That is fascinating. I wonder if the wavelength of green light is better because of something akin to harmonic resonance.
Makes me wonder if evolution in plants selected green coloration to minimize water loss. Does chlorophyll have to be green? It absorbs light to either side of the spectrum but not green?
The sun’s spectrum at the earth surface peaks in the green color range, which should make green the most efficient choice. Although, I wonder why they have to absorb only a single or a narrow band of color.
I have a degree in chemistry from the 1980s. The school I went to was big into kinetics.
How is this any kind of new?
How is this different from how a microwave oven works?
If you read the article, it’s pretty clear. Instead of the energy of the photons being used to heat the water molecules to state change, that energy is used to break the molecular bonds between small groups of water molecules, and those groups are small enough to then be picked up by the air and evaporate. This way, the energy contained in a photon is converting much more liquid water to water vapor than if that same amount of energy was actually used to excite the water molecules, as in a microwave.
It’s insane to think we’ve just discovered this now. Is it because we thought we understood evaporation completely and didn’t bother looking further into it ?

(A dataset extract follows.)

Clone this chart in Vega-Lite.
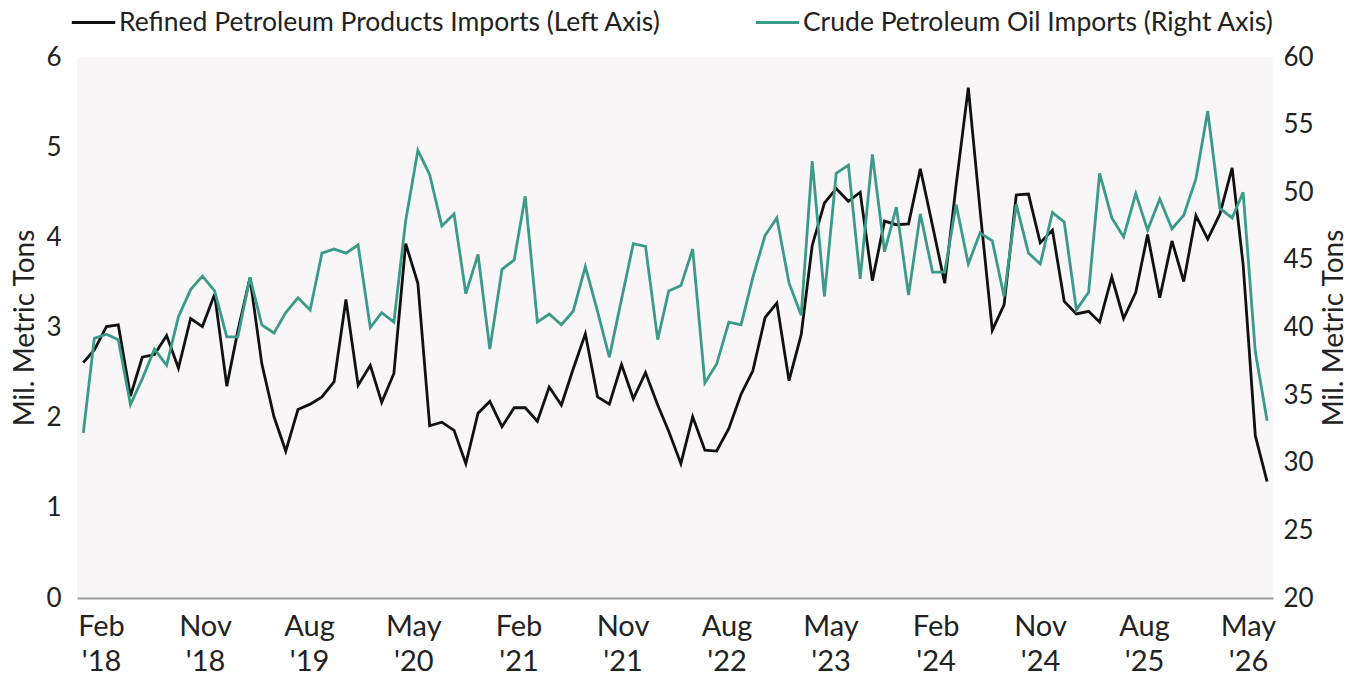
{
  "$schema": "https://vega.github.io/schema/vega-lite/v6.json",
  "width": 1196,
  "height": 541,
  "autosize": {"type": "none"},
  "padding": {"left": 77, "top": 57, "right": 79, "bottom": 78},
  "background": "white",
  "config": {
    "view": {"fill": "#f8f6f6", "stroke": null},
    "font": "Lato",
    "axis": {"labelFont": "Lato", "titleFont": "Lato", "labelColor": "#222222", "titleColor": "#222222", "grid": false, "ticks": false, "domain": false, "titleFontWeight": "normal"},
    "legend": {"labelFont": "Lato", "labelColor": "#222222"}
  },
  "data": {
    "values": [
      {"date": "2018-02-01", "refined": 2.61, "crude": 32.2},
      {"date": "2018-03-01", "refined": 2.75, "crude": 39.2},
      {"date": "2018-04-01", "refined": 3.01, "crude": 39.5},
      {"date": "2018-05-01", "refined": 3.03, "crude": 39.1},
      {"date": "2018-06-01", "refined": 2.24, "crude": 34.3},
      {"date": "2018-07-01", "refined": 2.67, "crude": 36.2},
      {"date": "2018-08-01", "refined": 2.70, "crude": 38.4},
      {"date": "2018-09-01", "refined": 2.91, "crude": 37.2},
      {"date": "2018-10-01", "refined": 2.55, "crude": 40.8},
      {"date": "2018-11-01", "refined": 3.10, "crude": 42.8},
      {"date": "2018-12-01", "refined": 3.01, "crude": 43.8},
      {"date": "2019-01-01", "refined": 3.37, "crude": 42.7},
      {"date": "2019-02-01", "refined": 2.35, "crude": 39.3},
      {"date": "2019-03-01", "refined": 2.96, "crude": 39.3},
      {"date": "2019-04-01", "refined": 3.55, "crude": 43.7},
      {"date": "2019-05-01", "refined": 2.60, "crude": 40.2},
      {"date": "2019-06-01", "refined": 2.01, "crude": 39.6},
      {"date": "2019-07-01", "refined": 1.63, "crude": 41.1},
      {"date": "2019-08-01", "refined": 2.09, "crude": 42.2},
      {"date": "2019-09-01", "refined": 2.15, "crude": 41.3},
      {"date": "2019-10-01", "refined": 2.23, "crude": 45.5},
      {"date": "2019-11-01", "refined": 2.40, "crude": 45.8},
      {"date": "2019-12-01", "refined": 3.31, "crude": 45.5},
      {"date": "2020-01-01", "refined": 2.36, "crude": 46.1},
      {"date": "2020-02-01", "refined": 2.58, "crude": 40.0},
      {"date": "2020-03-01", "refined": 2.17, "crude": 41.1},
      {"date": "2020-04-01", "refined": 2.49, "crude": 40.4},
      {"date": "2020-05-01", "refined": 3.93, "crude": 47.9},
      {"date": "2020-06-01", "refined": 3.49, "crude": 53.1},
      {"date": "2020-07-01", "refined": 1.91, "crude": 51.3},
      {"date": "2020-08-01", "refined": 1.95, "crude": 47.5},
      {"date": "2020-09-01", "refined": 1.86, "crude": 48.4},
      {"date": "2020-10-01", "refined": 1.49, "crude": 42.5},
      {"date": "2020-11-01", "refined": 2.05, "crude": 45.4},
      {"date": "2020-12-01", "refined": 2.18, "crude": 38.4},
      {"date": "2021-01-01", "refined": 1.90, "crude": 44.3},
      {"date": "2021-02-01", "refined": 2.11, "crude": 45.0},
      {"date": "2021-03-01", "refined": 2.11, "crude": 49.7},
      {"date": "2021-04-01", "refined": 1.96, "crude": 40.4},
      {"date": "2021-05-01", "refined": 2.34, "crude": 41.0},
      {"date": "2021-06-01", "refined": 2.14, "crude": 40.2},
      {"date": "2021-07-01", "refined": 2.54, "crude": 41.2},
      {"date": "2021-08-01", "refined": 2.93, "crude": 44.5},
      {"date": "2021-09-01", "refined": 2.23, "crude": 41.2},
      {"date": "2021-10-01", "refined": 2.15, "crude": 37.8},
      {"date": "2021-11-01", "refined": 2.59, "crude": 42.1},
      {"date": "2021-12-01", "refined": 2.21, "crude": 46.2},
      {"date": "2022-01-01", "refined": 2.50, "crude": 46.0},
      {"date": "2022-02-01", "refined": 2.14, "crude": 39.1},
      {"date": "2022-03-01", "refined": 1.85, "crude": 42.7},
      {"date": "2022-04-01", "refined": 1.49, "crude": 43.1},
      {"date": "2022-05-01", "refined": 2.01, "crude": 45.8},
      {"date": "2022-06-01", "refined": 1.64, "crude": 35.9},
      {"date": "2022-07-01", "refined": 1.63, "crude": 37.3},
      {"date": "2022-08-01", "refined": 1.88, "crude": 40.4},
      {"date": "2022-09-01", "refined": 2.26, "crude": 40.2},
      {"date": "2022-10-01", "refined": 2.52, "crude": 43.7},
      {"date": "2022-11-01", "refined": 3.11, "crude": 46.8},
      {"date": "2022-12-01", "refined": 3.27, "crude": 48.1},
      {"date": "2023-01-01", "refined": 2.41, "crude": 43.3},
      {"date": "2023-02-01", "refined": 2.92, "crude": 40.9},
      {"date": "2023-03-01", "refined": 3.91, "crude": 52.3},
      {"date": "2023-04-01", "refined": 4.38, "crude": 42.3},
      {"date": "2023-05-01", "refined": 4.54, "crude": 51.4},
      {"date": "2023-06-01", "refined": 4.40, "crude": 52.0},
      {"date": "2023-07-01", "refined": 4.50, "crude": 43.6},
      {"date": "2023-08-01", "refined": 3.52, "crude": 52.8},
      {"date": "2023-09-01", "refined": 4.18, "crude": 45.6},
      {"date": "2023-10-01", "refined": 4.14, "crude": 48.9},
      {"date": "2023-11-01", "refined": 4.15, "crude": 42.4},
      {"date": "2023-12-01", "refined": 4.76, "crude": 48.4},
      {"date": "2024-01-01", "refined": 4.13, "crude": 44.1},
      {"date": "2024-02-01", "refined": 3.49, "crude": 44.1},
      {"date": "2024-03-01", "refined": 4.58, "crude": 49.1},
      {"date": "2024-04-01", "refined": 5.66, "crude": 44.7},
      {"date": "2024-05-01", "refined": 4.30, "crude": 47.0},
      {"date": "2024-06-01", "refined": 2.97, "crude": 46.4},
      {"date": "2024-07-01", "refined": 3.25, "crude": 42.3},
      {"date": "2024-08-01", "refined": 4.47, "crude": 49.1},
      {"date": "2024-09-01", "refined": 4.48, "crude": 45.5},
      {"date": "2024-10-01", "refined": 3.94, "crude": 44.7},
      {"date": "2024-11-01", "refined": 4.08, "crude": 48.5},
      {"date": "2024-12-01", "refined": 3.29, "crude": 47.8},
      {"date": "2025-01-01", "refined": 3.15, "crude": 41.3},
      {"date": "2025-02-01", "refined": 3.18, "crude": 42.6},
      {"date": "2025-03-01", "refined": 3.06, "crude": 51.4},
      {"date": "2025-04-01", "refined": 3.56, "crude": 48.1},
      {"date": "2025-05-01", "refined": 3.10, "crude": 46.7},
      {"date": "2025-06-01", "refined": 3.39, "crude": 49.9},
      {"date": "2025-07-01", "refined": 4.03, "crude": 47.2},
      {"date": "2025-08-01", "refined": 3.33, "crude": 49.5},
      {"date": "2025-09-01", "refined": 3.96, "crude": 47.3},
      {"date": "2025-10-01", "refined": 3.51, "crude": 48.3},
      {"date": "2025-11-01", "refined": 4.24, "crude": 51.0},
      {"date": "2025-12-01", "refined": 3.98, "crude": 56.0},
      {"date": "2026-01-01", "refined": 4.26, "crude": 48.8},
      {"date": "2026-02-01", "refined": 4.77, "crude": 48.1},
      {"date": "2026-03-01", "refined": 3.70, "crude": 50.0},
      {"date": "2026-04-01", "refined": 1.80, "crude": 38.2},
      {"date": "2026-05-01", "refined": 1.29, "crude": 33.1}
    ]
  },
  "layer": [
    {
      "mark": {"type": "line", "strokeWidth": 2.8},
      "encoding": {
        "x": {"field": "date", "type": "temporal", "scale": {"type": "utc", "domain": [{"year": 2018, "month": 1, "date": 16, "utc": true}, {"year": 2026, "month": 5, "date": 16, "utc": true}]}, "axis": null},
        "y": {"field": "refined", "type": "quantitative", "scale": {"domain": [0, 6], "nice": false},
          "axis": {"orient": "left", "values": [0, 1, 2, 3, 4, 5, 6], "labelFontSize": 26, "labelPadding": 16, "title": "Mil. Metric Tons", "titleFontSize": 28, "titlePadding": 6}},
        "color": {"datum": "Refined Petroleum Products Imports (Left Axis)", "type": "nominal",
          "scale": {"domain": ["Refined Petroleum Products Imports (Left Axis)", "Crude Petroleum Oil Imports (Right Axis)"], "range": ["#111111", "#3b9a88"]},
          "legend": {"title": null, "orient": "none", "legendX": -7, "legendY": -58, "direction": "horizontal", "symbolType": "stroke", "symbolSize": 1890, "symbolStrokeWidth": 3, "labelFontSize": 26.5, "labelLimit": 1000, "labelOffset": 2, "columnPadding": 88,
            "encode": {"symbols": {"update": {"stroke": {"signal": "indexof(datum.value, 'Refined') === 0 ? '#1f325c' : '#3b9a88'"}}}}}}
      }
    },
    {
      "mark": {"type": "line", "strokeWidth": 2.8},
      "encoding": {
        "x": {"field": "date", "type": "temporal", "scale": {"type": "utc", "domain": [{"year": 2018, "month": 1, "date": 16, "utc": true}, {"year": 2026, "month": 5, "date": 16, "utc": true}]}, "axis": null},
        "y": {"field": "crude", "type": "quantitative", "scale": {"domain": [20, 60], "nice": false},
          "axis": {"orient": "right", "values": [20, 25, 30, 35, 40, 45, 50, 55, 60], "labelFontSize": 26, "labelPadding": 10, "title": "Mil. Metric Tons", "titleFontSize": 28, "titlePadding": 35, "titleAngle": 270}},
        "color": {"datum": "Crude Petroleum Oil Imports (Right Axis)", "type": "nominal"}
      }
    },
    {
      "mark": {"type": "point", "opacity": 0, "size": 1},
      "encoding": {
        "x": {"field": "date", "type": "temporal", "scale": {"type": "utc", "domain": [{"year": 2017, "month": 11, "date": 30, "utc": true}, {"year": 2026, "month": 7, "date": 5, "hours": 14, "utc": true}]},
          "axis": {"orient": "bottom", "domain": true, "domainColor": "#9c9c9c", "domainWidth": 2, "labelFontSize": 29, "labelPadding": 14, "labelLineHeight": 35,
            "values": [
              {"year": 2018, "month": 2, "date": 1, "utc": true},
              {"year": 2018, "month": 11, "date": 1, "utc": true},
              {"year": 2019, "month": 8, "date": 1, "utc": true},
              {"year": 2020, "month": 5, "date": 1, "utc": true},
              {"year": 2021, "month": 2, "date": 1, "utc": true},
              {"year": 2021, "month": 11, "date": 1, "utc": true},
              {"year": 2022, "month": 8, "date": 1, "utc": true},
              {"year": 2023, "month": 5, "date": 1, "utc": true},
              {"year": 2024, "month": 2, "date": 1, "utc": true},
              {"year": 2024, "month": 11, "date": 1, "utc": true},
              {"year": 2025, "month": 8, "date": 1, "utc": true},
              {"year": 2026, "month": 5, "date": 1, "utc": true}
            ],
            "labelExpr": "[utcFormat(datum.value, '%b'), \"'\" + utcFormat(datum.value, '%y')]",
            "title": null}}
      }
    }
  ],
  "resolve": {"scale": {"x": "independent", "y": "independent"}, "axis": {"x": "independent", "y": "independent"}}
}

I’m not super sure. If I recall correctly, we’ve known for a while that something was going on, because surface hearing alone couldn’t account for all of the water evaporating from oceans, but we couldn’t tell what. In defense of humanity here, the concept of photons interacting with something as comparably massive as molecules is kinda wild. We were caught way off guard when the photoelectric effect was announced, and that’s photons interacting with whole atoms instead of just elementary particles. The idea of the photomolecular effect is thus even wilder.